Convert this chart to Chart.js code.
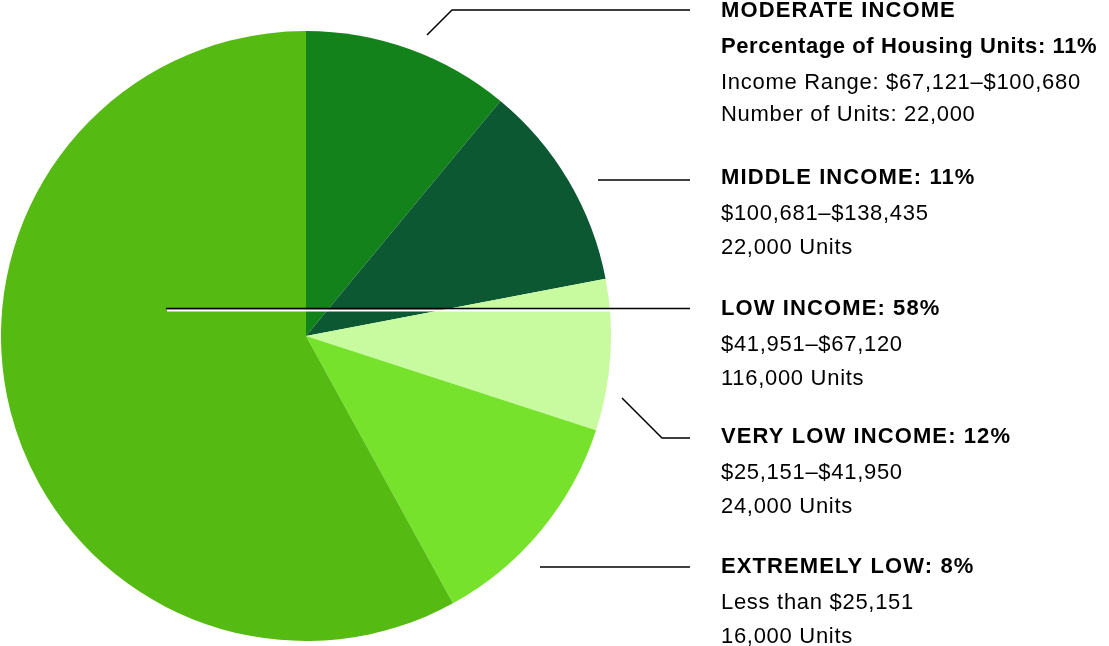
---
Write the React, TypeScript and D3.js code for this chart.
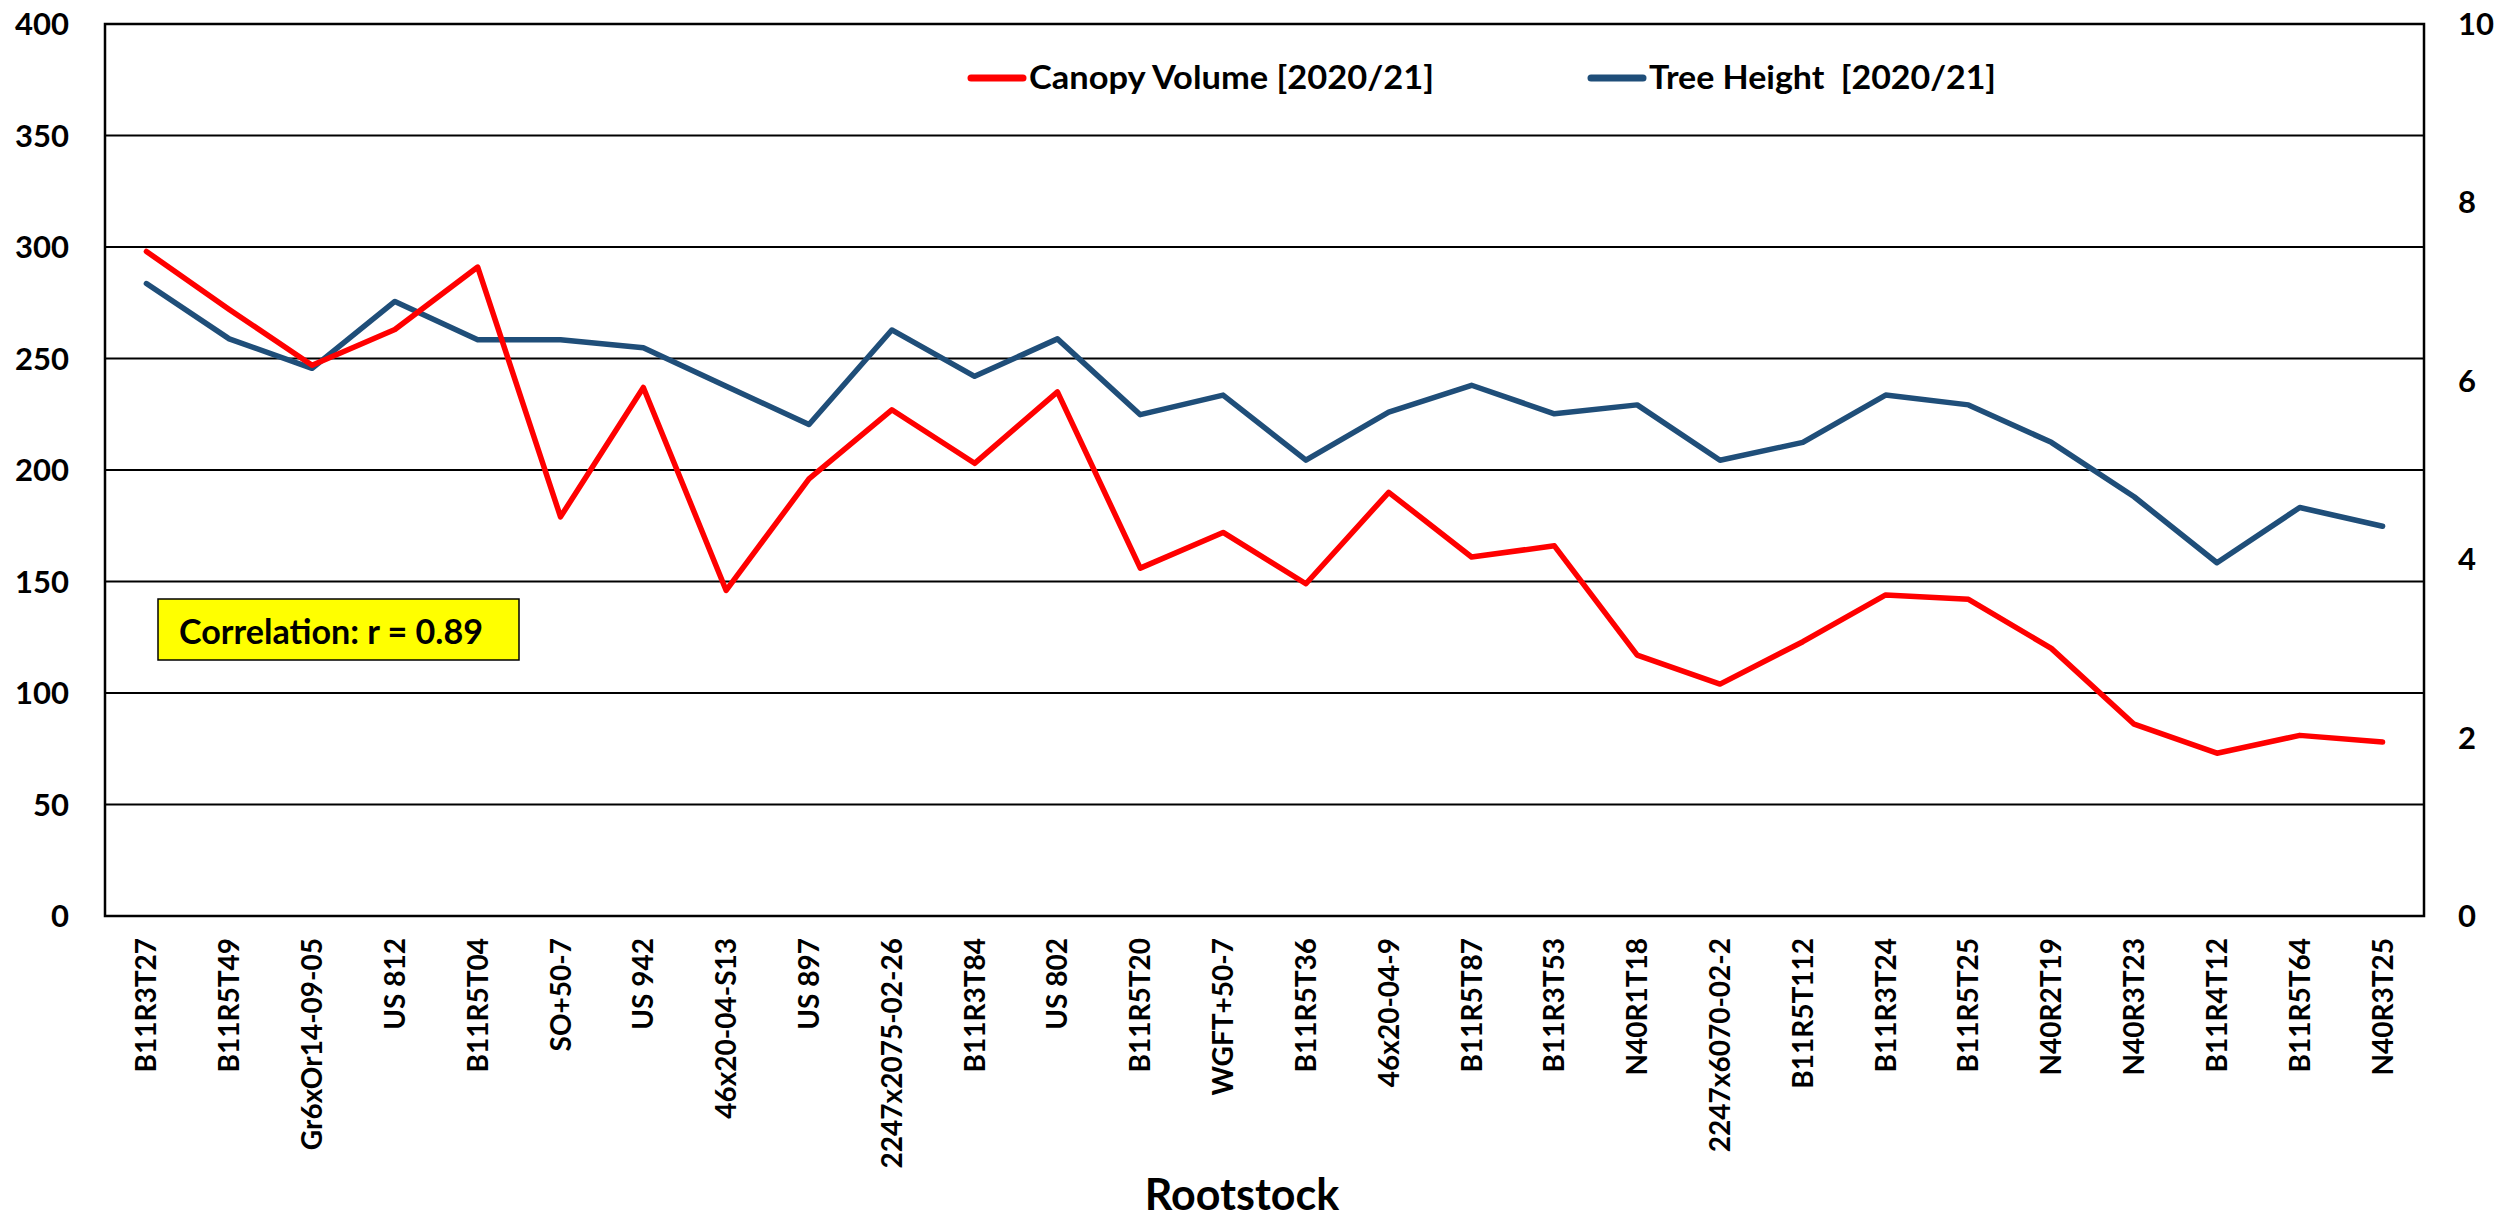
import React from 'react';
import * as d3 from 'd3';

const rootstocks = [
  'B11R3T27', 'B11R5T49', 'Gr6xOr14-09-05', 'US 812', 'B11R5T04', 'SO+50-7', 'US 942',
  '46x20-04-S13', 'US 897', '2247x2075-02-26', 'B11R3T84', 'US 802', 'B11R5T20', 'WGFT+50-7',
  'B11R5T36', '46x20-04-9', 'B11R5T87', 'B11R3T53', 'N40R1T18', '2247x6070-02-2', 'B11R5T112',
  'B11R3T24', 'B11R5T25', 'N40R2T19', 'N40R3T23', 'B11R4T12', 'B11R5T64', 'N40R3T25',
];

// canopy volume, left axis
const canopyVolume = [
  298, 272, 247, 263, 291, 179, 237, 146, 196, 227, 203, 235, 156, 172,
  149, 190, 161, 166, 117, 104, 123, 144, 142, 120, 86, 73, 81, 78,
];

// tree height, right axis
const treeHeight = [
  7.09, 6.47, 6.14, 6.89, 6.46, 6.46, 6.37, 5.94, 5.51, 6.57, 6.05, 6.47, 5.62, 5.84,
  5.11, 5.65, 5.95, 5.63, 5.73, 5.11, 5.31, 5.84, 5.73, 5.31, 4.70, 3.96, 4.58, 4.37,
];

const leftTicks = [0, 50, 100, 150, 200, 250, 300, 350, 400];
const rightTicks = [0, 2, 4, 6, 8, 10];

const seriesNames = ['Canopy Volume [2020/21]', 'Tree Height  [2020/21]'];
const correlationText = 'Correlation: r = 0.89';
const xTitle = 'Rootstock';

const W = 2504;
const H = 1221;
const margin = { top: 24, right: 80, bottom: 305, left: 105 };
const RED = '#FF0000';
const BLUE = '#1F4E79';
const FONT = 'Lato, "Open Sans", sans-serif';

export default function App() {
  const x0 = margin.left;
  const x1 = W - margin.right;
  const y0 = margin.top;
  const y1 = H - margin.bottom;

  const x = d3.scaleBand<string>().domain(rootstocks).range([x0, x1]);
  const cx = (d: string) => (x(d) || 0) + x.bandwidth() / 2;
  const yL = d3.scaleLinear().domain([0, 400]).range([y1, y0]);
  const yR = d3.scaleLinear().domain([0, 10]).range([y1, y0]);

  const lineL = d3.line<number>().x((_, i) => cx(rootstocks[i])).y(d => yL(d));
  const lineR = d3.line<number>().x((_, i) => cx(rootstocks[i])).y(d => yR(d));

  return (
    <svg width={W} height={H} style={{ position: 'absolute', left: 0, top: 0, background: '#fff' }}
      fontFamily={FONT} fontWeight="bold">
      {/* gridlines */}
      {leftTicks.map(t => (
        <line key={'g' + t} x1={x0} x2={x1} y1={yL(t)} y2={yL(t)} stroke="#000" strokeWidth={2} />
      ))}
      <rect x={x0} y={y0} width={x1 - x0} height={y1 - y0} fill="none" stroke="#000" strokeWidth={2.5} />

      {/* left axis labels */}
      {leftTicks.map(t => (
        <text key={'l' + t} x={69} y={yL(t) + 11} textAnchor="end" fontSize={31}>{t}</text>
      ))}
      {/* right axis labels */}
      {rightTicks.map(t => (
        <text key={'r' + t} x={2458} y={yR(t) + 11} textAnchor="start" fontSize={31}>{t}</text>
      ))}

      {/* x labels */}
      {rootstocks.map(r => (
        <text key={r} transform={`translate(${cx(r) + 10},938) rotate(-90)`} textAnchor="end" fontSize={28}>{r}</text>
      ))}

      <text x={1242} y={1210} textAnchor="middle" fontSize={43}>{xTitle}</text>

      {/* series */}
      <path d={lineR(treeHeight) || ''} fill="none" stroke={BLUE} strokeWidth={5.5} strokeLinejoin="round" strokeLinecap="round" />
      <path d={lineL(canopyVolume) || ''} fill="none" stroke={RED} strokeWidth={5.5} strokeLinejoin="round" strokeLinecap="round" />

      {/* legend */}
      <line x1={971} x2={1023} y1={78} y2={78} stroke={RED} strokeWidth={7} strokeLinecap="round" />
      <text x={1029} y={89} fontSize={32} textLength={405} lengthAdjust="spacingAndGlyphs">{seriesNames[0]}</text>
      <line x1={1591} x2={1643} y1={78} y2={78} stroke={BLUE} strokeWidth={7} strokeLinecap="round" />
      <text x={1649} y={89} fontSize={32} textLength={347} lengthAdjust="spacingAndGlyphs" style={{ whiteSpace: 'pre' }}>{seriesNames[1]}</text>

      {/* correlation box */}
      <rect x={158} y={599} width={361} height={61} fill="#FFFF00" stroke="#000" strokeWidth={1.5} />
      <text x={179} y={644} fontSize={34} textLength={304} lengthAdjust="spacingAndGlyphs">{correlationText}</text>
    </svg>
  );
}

• [What to work on]: Copy out every line from the records that has the word "code".

• [The completed task]:
Convert this chart to Chart.js code.
Write the React, TypeScript and D3.js code for this chart.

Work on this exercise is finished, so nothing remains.